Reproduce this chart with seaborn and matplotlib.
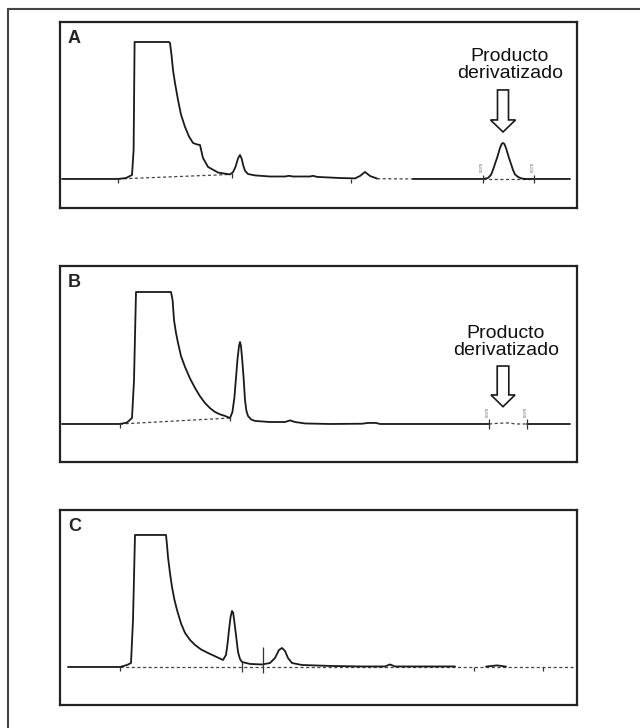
import pandas as pd
import matplotlib.pyplot as plt
import seaborn as sns
from matplotlib.patches import FancyArrow
from matplotlib.lines import Line2D

sns.set_style("white")
plt.rcParams["font.family"] = ["Liberation Sans", "DejaVu Sans"]

# Chromatogram A (time in arbitrary min units, signal in % of saturated peak)
time_a = [0.1, 2.9, 3.3, 3.6, 3.68, 3.73, 5.45, 5.5, 5.58, 5.65, 5.75, 5.9, 6.05, 6.25, 6.45,
          6.65, 6.85, 7.0, 7.15, 7.4, 7.9, 8.5, 8.65, 8.78, 8.9, 9.0, 9.08, 9.16, 9.25, 9.4,
          9.75, 10.5, 11.25, 11.45, 11.65, 12.5, 12.65, 12.85, 14.0, 14.75, 15.0, 15.25, 15.5, 15.85,
          17.65, 19.0, 21.15, 21.4, 21.55, 21.65, 21.75, 21.85, 22.0, 22.08, 22.15, 22.22, 22.3,
          22.45, 22.55, 22.65, 22.75, 22.9, 23.05, 23.25, 25.5]
signal_a = [0, 0, 0.7, 2.9, 21, 100, 100, 99.3, 90, 79.6, 70, 57.7, 47, 38, 31,
            26.3, 25.2, 24.8, 15.3, 8.8, 4.7, 3.3, 5.0, 9, 15, 17.5, 15, 10, 6, 3.6,
            2.6, 1.8, 1.8, 2.3, 1.8, 1.8, 2.3, 1.5, 0.7, 0.4, 2.2, 5.1, 2.2, 0.3,
            0, 0, 0, 0.7, 3, 6.6, 11, 15.3, 22.6, 25.5, 26.3, 25.5, 22.6,
            15.3, 11, 6.6, 3.3, 1.5, 0.5, 0, 0]
segment_a = [0] * 44 + [1] * 21
dash_time_a = [2.9, 8.5, 15.85, 17.65, 21.15, 23.7]
dash_signal_a = [0, 3.3, 0.2, 0, 0, 0]
dash_seg_a = [0, 0, 1, 1, 2, 2]
ticks_a = [2.9, 8.6, 14.55, 21.15, 23.7]
tick_lo_a = [-3, 1, -3, -3, -3]
tick_hi_a = [0, 4.5, 0, 3, 3]
marks_a = [21.15, 23.7]

# Chromatogram B
time_b = [0.1, 3.0, 3.35, 3.6, 3.7, 3.8, 5.55, 5.63, 5.7, 5.8, 5.9, 6.05, 6.25, 6.5, 6.75,
          7.0, 7.25, 7.5, 7.75, 8.0, 8.25, 8.5, 8.62, 8.72, 8.8, 8.88, 8.95, 9.0, 9.05, 9.12,
          9.18, 9.25, 9.32, 9.4, 9.55, 9.75, 10.5, 11.25, 11.5, 11.75, 12.25, 13.5, 15.1, 15.4,
          15.8, 16.0, 21.45, 23.35, 25.5]
signal_b = [0, 0, 1.1, 4.5, 33, 100, 100, 93.9, 78.8, 69, 61.4, 51.5, 43.2, 34.5, 27.3,
            21, 15.9, 12, 9.1, 7.3, 6.1, 4.5, 9, 20, 35, 50, 59, 62.1, 59, 47,
            35, 18.2, 10, 6.1, 3.5, 2.3, 1.5, 1.5, 2.7, 1.5, 0.4, 0, 0.2, 0.8,
            0.8, 0, 0, 0, 0]
segment_b = [0] * 47 + [1] * 2
dash_time_b = [3.0, 8.5, 21.45, 22.0, 22.4, 22.8, 23.35]
dash_signal_b = [0, 4.5, 0, 0.6, 0.8, 0, 0]
dash_seg_b = [0, 0, 1, 1, 1, 1, 1]
ticks_b = [3.0, 8.5, 21.45, 23.35]
tick_lo_b = [-3, 2.5, -4, -4]
tick_hi_b = [0, 6, 4, 4]
marks_b = [21.45, 23.35]

# Chromatogram C
time_c = [0.4, 3.0, 3.35, 3.55, 3.65, 3.75, 5.3, 5.35, 5.4, 5.5, 5.6, 5.72, 5.85, 6.05, 6.25,
          6.5, 6.75, 7.05, 7.4, 7.8, 8.15, 8.3, 8.38, 8.45, 8.53, 8.6, 8.66, 8.72, 8.8, 8.9,
          9.0, 9.1, 9.5, 10.1, 10.5, 10.75, 10.95, 11.1, 11.25, 11.4, 11.6, 12.1, 13.5, 15.0,
          16.25, 16.5, 16.75, 19.75, 21.3, 21.85, 22.3]
signal_c = [0, 0, 1.5, 3.0, 35.6, 100, 100, 92.4, 83.3, 71, 60.6, 51, 43.2, 33, 25.8,
            20.5, 16.7, 13.3, 10.6, 7.8, 5.3, 9.1, 18, 28, 38, 42.4, 41, 34, 24.2, 11.4,
            6, 3.8, 2.3, 1.9, 3.0, 6.8, 12.9, 14.4, 12.1, 6.8, 3.0, 1.5, 0.8, 0.4,
            0.4, 1.9, 0.4, 0.4, 0.3, 1.2, 0.3]
segment_c = [0] * 48 + [1] * 3
dash_time_c = [3.0, 25.85]
dash_signal_c = [0, 0]
dash_seg_c = [0, 0]
ticks_c = [3.0, 9.1, 10.15, 20.7, 24.15]
tick_lo_c = [-3, -3.8, -4.5, -3, -3]
tick_hi_c = [0, 3.8, 15.2, 0, 0]
marks_c = []

panels = [
    dict(label="A", t=time_a, s=signal_a, seg=segment_a, dt=dash_time_a, ds=dash_signal_a,
         dseg=dash_seg_a, ticks=ticks_a, lo=tick_lo_a, hi=tick_hi_a, marks=marks_a,
         rect=[60 / 640, 1 - 208 / 728, 517 / 640, 186 / 728], ylim=(-21.2, 114.6),
         arrow=(22.15, 65, 30.7, 0.55, 1.25, 8.8), text=(22.5, 83.2)),
    dict(label="B", t=time_b, s=signal_b, seg=segment_b, dt=dash_time_b, ds=dash_signal_b,
         dseg=dash_seg_b, ticks=ticks_b, lo=tick_lo_b, hi=tick_hi_b, marks=marks_b,
         rect=[60 / 640, 1 - 462 / 728, 517 / 640, 196 / 728], ylim=(-28.8, 119.7),
         arrow=(22.15, 43.9, 30.8, 0.58, 1.2, 8.9), text=(22.3, 62.1)),
    dict(label="C", t=time_c, s=signal_c, seg=segment_c, dt=dash_time_c, ds=dash_signal_c,
         dseg=dash_seg_c, ticks=ticks_c, lo=tick_lo_c, hi=tick_hi_c, marks=marks_c,
         rect=[60 / 640, 1 - 705 / 728, 517 / 640, 195 / 728], ylim=(-28.8, 118.9),
         arrow=None, text=None),
]

fig = plt.figure(figsize=(6.4, 7.28), dpi=100)

# outer frame (top and left edges only)
fig.add_artist(Line2D([8 / 640, 1], [1 - 9 / 728, 1 - 9 / 728], transform=fig.transFigure,
                      color="#444444", lw=1.5))
fig.add_artist(Line2D([8 / 640, 8 / 640], [0, 1 - 9 / 728], transform=fig.transFigure,
                      color="#444444", lw=1.5))

for p in panels:
    ax = fig.add_axes(p["rect"])
    trace = pd.DataFrame({"t": p["t"], "s": p["s"], "seg": p["seg"]})
    base = pd.DataFrame({"t": p["dt"], "s": p["ds"], "seg": p["dseg"]})
    sns.lineplot(data=base, x="t", y="s", units="seg", estimator=None, sort=False,
                 color="#444444", lw=0.9, linestyle=(0, (2.5, 2)), ax=ax)
    sns.lineplot(data=trace, x="t", y="s", units="seg", estimator=None, sort=False,
                 color="#1a1a1a", lw=1.3, ax=ax)
    ax.vlines(p["ticks"], p["lo"], p["hi"], color="#333333", lw=0.9)
    for m in p["marks"]:
        ax.text(m - 0.05, 5, "0.070", rotation=90, fontsize=3, color="#555555",
                ha="center", va="bottom")
    if p["arrow"] is not None:
        x, top, length, w, hw, hl = p["arrow"]
        ax.add_patch(FancyArrow(x, top, 0, -length, width=w, head_width=hw, head_length=hl,
                                length_includes_head=True, fc="white", ec="#1a1a1a", lw=1.2))
        tx, ty = p["text"]
        ax.text(tx, ty, "Producto\nderivatizado", ha="center", va="center", fontsize=14,
                linespacing=1.0, color="#111111")
    ax.text(8 / 517, 1 - 8 / (p["rect"][3] * 728), p["label"], transform=ax.transAxes,
            fontsize=13, fontweight="bold", ha="left", va="top")
    ax.set_xlim(0, 25.85)
    ax.set_ylim(*p["ylim"])
    ax.set_xticks([])
    ax.set_yticks([])
    ax.set_xlabel("")
    ax.set_ylabel("")
    for sp in ax.spines.values():
        sp.set_visible(True)
        sp.set_color("#222222")
        sp.set_linewidth(1.6)

fig.savefig("out.png", dpi=100)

:::

▸ **AIM OF THE EXERCISE**
Leave out the pictures. Transcribe only the lines above, from the first through the one that contains "from matplotlib.lines import Line2D".

▸ **EXERCISE OUTPUT**
Reproduce this chart with seaborn and matplotlib.
import pandas as pd
import matplotlib.pyplot as plt
import seaborn as sns
from matplotlib.patches import FancyArrow
from matplotlib.lines import Line2D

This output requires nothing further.